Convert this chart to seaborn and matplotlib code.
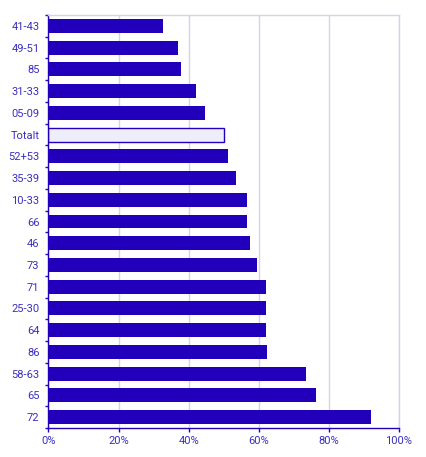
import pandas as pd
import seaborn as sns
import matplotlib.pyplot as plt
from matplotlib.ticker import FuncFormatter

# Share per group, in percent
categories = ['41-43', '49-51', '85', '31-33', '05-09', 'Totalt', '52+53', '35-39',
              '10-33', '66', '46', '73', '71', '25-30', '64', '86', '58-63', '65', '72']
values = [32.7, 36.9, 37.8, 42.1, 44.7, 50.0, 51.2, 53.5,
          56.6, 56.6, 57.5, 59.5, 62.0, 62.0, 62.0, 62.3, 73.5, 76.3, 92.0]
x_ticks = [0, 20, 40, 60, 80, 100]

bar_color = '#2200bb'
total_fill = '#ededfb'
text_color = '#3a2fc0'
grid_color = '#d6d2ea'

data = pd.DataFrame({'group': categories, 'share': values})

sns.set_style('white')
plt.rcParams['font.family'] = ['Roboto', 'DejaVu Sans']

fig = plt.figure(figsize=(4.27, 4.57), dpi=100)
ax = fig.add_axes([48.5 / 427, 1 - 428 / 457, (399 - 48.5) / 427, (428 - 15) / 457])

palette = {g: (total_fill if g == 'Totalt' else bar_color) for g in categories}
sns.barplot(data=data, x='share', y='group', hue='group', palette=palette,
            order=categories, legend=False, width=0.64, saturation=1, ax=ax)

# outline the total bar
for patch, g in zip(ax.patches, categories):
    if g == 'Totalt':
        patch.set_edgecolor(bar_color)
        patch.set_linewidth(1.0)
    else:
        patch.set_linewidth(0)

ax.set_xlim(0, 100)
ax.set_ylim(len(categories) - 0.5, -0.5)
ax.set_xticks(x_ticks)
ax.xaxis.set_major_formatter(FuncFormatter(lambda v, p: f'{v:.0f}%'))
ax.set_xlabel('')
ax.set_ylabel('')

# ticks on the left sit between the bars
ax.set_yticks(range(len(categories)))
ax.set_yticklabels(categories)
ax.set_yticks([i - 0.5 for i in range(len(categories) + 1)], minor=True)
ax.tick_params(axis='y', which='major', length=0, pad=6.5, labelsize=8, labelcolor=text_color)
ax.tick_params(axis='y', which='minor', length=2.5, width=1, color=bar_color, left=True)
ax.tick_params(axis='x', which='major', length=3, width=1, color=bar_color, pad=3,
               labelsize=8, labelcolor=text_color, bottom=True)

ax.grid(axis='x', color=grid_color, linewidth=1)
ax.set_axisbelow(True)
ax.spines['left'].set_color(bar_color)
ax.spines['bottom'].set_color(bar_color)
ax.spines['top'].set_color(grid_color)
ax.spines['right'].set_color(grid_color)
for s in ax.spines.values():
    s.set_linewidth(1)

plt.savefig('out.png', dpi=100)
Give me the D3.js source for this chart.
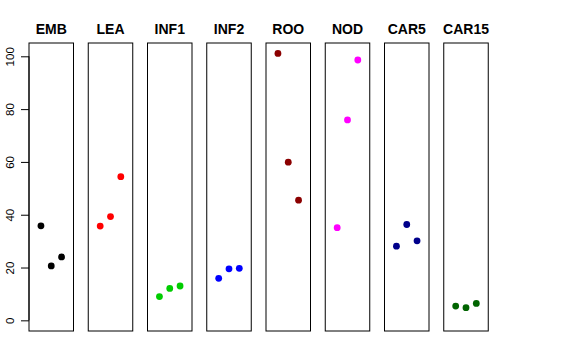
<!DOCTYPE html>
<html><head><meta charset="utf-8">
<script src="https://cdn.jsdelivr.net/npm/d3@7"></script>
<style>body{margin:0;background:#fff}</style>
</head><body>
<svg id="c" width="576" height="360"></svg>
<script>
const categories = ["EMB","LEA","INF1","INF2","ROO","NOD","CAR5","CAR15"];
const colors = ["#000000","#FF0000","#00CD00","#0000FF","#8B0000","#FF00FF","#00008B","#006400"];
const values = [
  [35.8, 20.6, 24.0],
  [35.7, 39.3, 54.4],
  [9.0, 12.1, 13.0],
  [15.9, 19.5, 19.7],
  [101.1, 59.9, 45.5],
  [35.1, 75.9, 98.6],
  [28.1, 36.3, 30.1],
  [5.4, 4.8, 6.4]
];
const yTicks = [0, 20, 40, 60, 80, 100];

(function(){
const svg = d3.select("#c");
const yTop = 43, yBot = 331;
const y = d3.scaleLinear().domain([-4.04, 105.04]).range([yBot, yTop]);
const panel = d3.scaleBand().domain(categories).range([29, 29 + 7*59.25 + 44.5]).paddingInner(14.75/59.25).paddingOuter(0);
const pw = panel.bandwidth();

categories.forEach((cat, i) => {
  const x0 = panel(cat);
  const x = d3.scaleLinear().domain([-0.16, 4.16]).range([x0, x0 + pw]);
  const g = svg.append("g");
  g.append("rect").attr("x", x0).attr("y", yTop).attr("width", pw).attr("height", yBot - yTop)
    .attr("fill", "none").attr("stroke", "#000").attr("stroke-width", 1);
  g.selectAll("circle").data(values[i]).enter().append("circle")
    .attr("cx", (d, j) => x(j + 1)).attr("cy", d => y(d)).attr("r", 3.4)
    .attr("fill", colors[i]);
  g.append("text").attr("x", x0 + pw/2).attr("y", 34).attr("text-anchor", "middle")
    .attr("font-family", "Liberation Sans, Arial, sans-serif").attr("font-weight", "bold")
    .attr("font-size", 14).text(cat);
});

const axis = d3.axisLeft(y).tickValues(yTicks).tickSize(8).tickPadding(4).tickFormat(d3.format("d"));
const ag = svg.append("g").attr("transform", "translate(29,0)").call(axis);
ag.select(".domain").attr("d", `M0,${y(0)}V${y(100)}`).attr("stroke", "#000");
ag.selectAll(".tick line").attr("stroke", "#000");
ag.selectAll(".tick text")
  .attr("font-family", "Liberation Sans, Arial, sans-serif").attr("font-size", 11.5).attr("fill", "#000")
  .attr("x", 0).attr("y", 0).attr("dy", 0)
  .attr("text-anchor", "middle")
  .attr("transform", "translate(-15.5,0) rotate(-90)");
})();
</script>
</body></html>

----------------------------------------

**Directive**
Gather each line in the entries above where the string "chart" is found.

**Solved exercise**
Convert this chart to seaborn and matplotlib code.
Give me the D3.js source for this chart.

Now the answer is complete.